» DATA TO USE:
>> start
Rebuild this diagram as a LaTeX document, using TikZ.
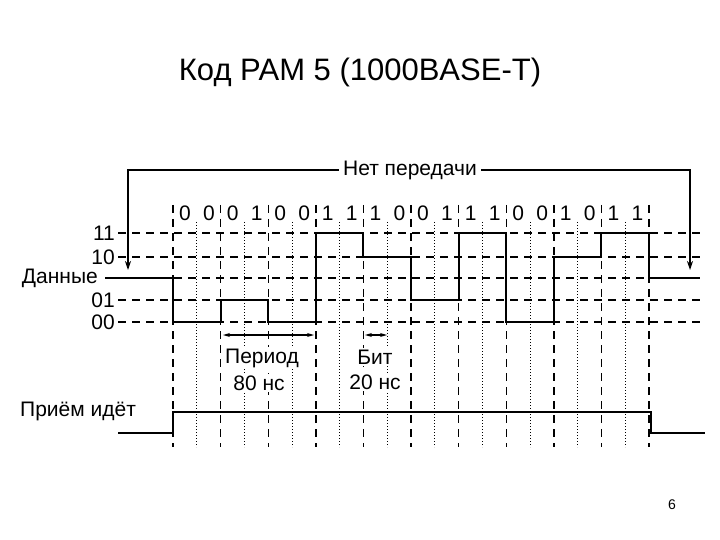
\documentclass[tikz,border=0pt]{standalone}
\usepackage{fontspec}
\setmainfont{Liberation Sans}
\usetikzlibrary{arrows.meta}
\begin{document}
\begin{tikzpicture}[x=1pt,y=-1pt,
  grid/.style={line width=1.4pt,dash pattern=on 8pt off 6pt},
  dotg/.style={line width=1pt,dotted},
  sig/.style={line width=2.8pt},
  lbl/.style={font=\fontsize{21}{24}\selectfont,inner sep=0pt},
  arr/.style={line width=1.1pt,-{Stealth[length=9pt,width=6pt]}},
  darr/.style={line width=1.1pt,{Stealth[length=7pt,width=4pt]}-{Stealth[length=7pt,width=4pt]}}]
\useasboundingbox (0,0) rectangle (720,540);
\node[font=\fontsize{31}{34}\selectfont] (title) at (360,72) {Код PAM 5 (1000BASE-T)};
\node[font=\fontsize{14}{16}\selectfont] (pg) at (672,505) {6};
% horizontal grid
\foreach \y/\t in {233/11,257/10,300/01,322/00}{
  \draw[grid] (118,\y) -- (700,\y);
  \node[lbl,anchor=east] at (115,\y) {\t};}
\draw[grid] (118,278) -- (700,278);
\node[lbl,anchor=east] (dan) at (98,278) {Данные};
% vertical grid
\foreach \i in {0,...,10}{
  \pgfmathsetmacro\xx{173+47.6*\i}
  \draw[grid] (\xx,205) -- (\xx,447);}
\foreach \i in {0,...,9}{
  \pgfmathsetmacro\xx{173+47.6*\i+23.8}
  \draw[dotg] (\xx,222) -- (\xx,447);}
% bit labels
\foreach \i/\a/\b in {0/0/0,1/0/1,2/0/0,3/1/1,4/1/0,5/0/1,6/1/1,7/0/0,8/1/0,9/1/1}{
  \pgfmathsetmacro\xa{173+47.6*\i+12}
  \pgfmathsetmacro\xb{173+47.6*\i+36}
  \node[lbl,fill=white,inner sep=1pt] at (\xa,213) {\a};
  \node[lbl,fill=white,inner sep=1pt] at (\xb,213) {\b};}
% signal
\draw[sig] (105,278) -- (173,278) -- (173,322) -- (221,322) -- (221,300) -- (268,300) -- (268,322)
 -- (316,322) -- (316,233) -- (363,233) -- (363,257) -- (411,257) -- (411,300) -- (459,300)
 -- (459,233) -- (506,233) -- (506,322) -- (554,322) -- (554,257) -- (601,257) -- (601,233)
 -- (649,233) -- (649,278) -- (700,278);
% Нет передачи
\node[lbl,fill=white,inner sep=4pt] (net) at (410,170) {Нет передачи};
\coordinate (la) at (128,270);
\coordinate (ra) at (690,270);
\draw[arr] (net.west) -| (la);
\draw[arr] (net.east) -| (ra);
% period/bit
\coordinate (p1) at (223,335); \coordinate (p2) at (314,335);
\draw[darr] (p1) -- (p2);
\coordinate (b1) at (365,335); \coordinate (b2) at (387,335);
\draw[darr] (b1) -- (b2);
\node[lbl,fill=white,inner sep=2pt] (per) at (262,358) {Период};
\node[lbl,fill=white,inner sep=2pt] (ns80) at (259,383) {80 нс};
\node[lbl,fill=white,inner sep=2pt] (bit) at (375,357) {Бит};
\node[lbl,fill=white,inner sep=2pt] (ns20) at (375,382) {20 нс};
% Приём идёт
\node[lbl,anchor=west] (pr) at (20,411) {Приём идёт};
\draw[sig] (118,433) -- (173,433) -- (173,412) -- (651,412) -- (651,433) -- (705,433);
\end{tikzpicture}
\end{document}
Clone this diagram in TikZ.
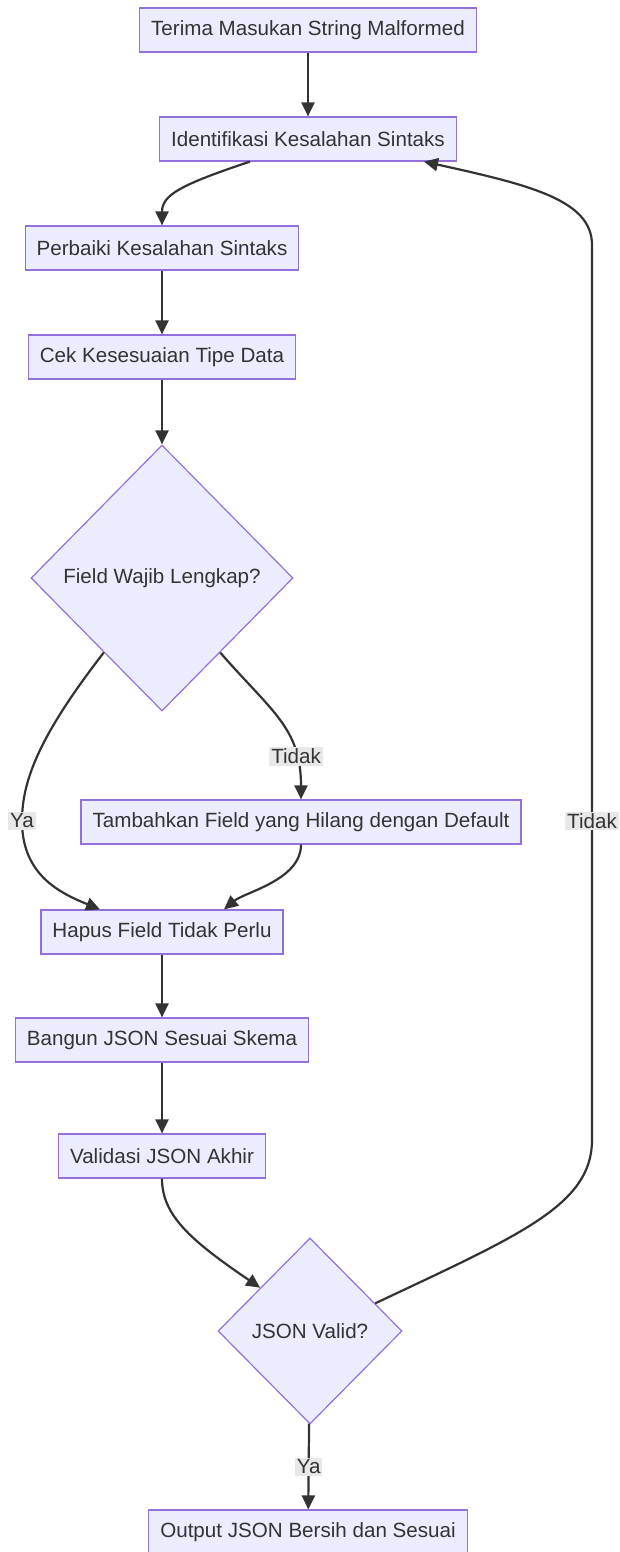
>> end
Transcribe the records above exactly, omitting every picture they contain.

Rebuild this diagram as a LaTeX document, using TikZ.
\documentclass[tikz,border=0pt]{standalone}
\usepackage{fontspec}
\setmainfont{Liberation Sans}
\usetikzlibrary{arrows.meta}
\begin{document}
\begin{tikzpicture}[x=1pt,y=-1pt,
  grid/.style={line width=1.4pt,dash pattern=on 8pt off 6pt},
  dotg/.style={line width=1pt,dotted},
  sig/.style={line width=2.8pt},
  lbl/.style={font=\fontsize{21}{24}\selectfont,inner sep=0pt},
  arr/.style={line width=1.1pt,-{Stealth[length=9pt,width=6pt]}},
  darr/.style={line width=1.1pt,{Stealth[length=7pt,width=4pt]}-{Stealth[length=7pt,width=4pt]}}]
\useasboundingbox (0,0) rectangle (720,540);
\node[font=\fontsize{31}{34}\selectfont] (title) at (360,72) {Код PAM 5 (1000BASE-T)};
\node[font=\fontsize{14}{16}\selectfont] (pg) at (672,505) {6};
% horizontal grid
\foreach \y/\t in {233/11,257/10,300/01,322/00}{
  \draw[grid] (118,\y) -- (700,\y);
  \node[lbl,anchor=east] at (115,\y) {\t};}
\draw[grid] (118,278) -- (700,278);
\node[lbl,anchor=east] (dan) at (98,278) {Данные};
% vertical grid
\foreach \i in {0,...,10}{
  \pgfmathsetmacro\xx{173+47.6*\i}
  \draw[grid] (\xx,205) -- (\xx,447);}
\foreach \i in {0,...,9}{
  \pgfmathsetmacro\xx{173+47.6*\i+23.8}
  \draw[dotg] (\xx,222) -- (\xx,447);}
% bit labels
\foreach \i/\a/\b in {0/0/0,1/0/1,2/0/0,3/1/1,4/1/0,5/0/1,6/1/1,7/0/0,8/1/0,9/1/1}{
  \pgfmathsetmacro\xa{173+47.6*\i+12}
  \pgfmathsetmacro\xb{173+47.6*\i+36}
  \node[lbl,fill=white,inner sep=1pt] at (\xa,213) {\a};
  \node[lbl,fill=white,inner sep=1pt] at (\xb,213) {\b};}
% signal
\draw[sig] (105,278) -- (173,278) -- (173,322) -- (221,322) -- (221,300) -- (268,300) -- (268,322)
 -- (316,322) -- (316,233) -- (363,233) -- (363,257) -- (411,257) -- (411,300) -- (459,300)
 -- (459,233) -- (506,233) -- (506,322) -- (554,322) -- (554,257) -- (601,257) -- (601,233)
 -- (649,233) -- (649,278) -- (700,278);
% Нет передачи
\node[lbl,fill=white,inner sep=4pt] (net) at (410,170) {Нет передачи};
\coordinate (la) at (128,270);
\coordinate (ra) at (690,270);
\draw[arr] (net.west) -| (la);
\draw[arr] (net.east) -| (ra);
% period/bit
\coordinate (p1) at (223,335); \coordinate (p2) at (314,335);
\draw[darr] (p1) -- (p2);
\coordinate (b1) at (365,335); \coordinate (b2) at (387,335);
\draw[darr] (b1) -- (b2);
\node[lbl,fill=white,inner sep=2pt] (per) at (262,358) {Период};
\node[lbl,fill=white,inner sep=2pt] (ns80) at (259,383) {80 нс};
\node[lbl,fill=white,inner sep=2pt] (bit) at (375,357) {Бит};
\node[lbl,fill=white,inner sep=2pt] (ns20) at (375,382) {20 нс};
% Приём идёт
\node[lbl,anchor=west] (pr) at (20,411) {Приём идёт};
\draw[sig] (118,433) -- (173,433) -- (173,412) -- (651,412) -- (651,433) -- (705,433);
\end{tikzpicture}
\end{document}
Clone this diagram in TikZ.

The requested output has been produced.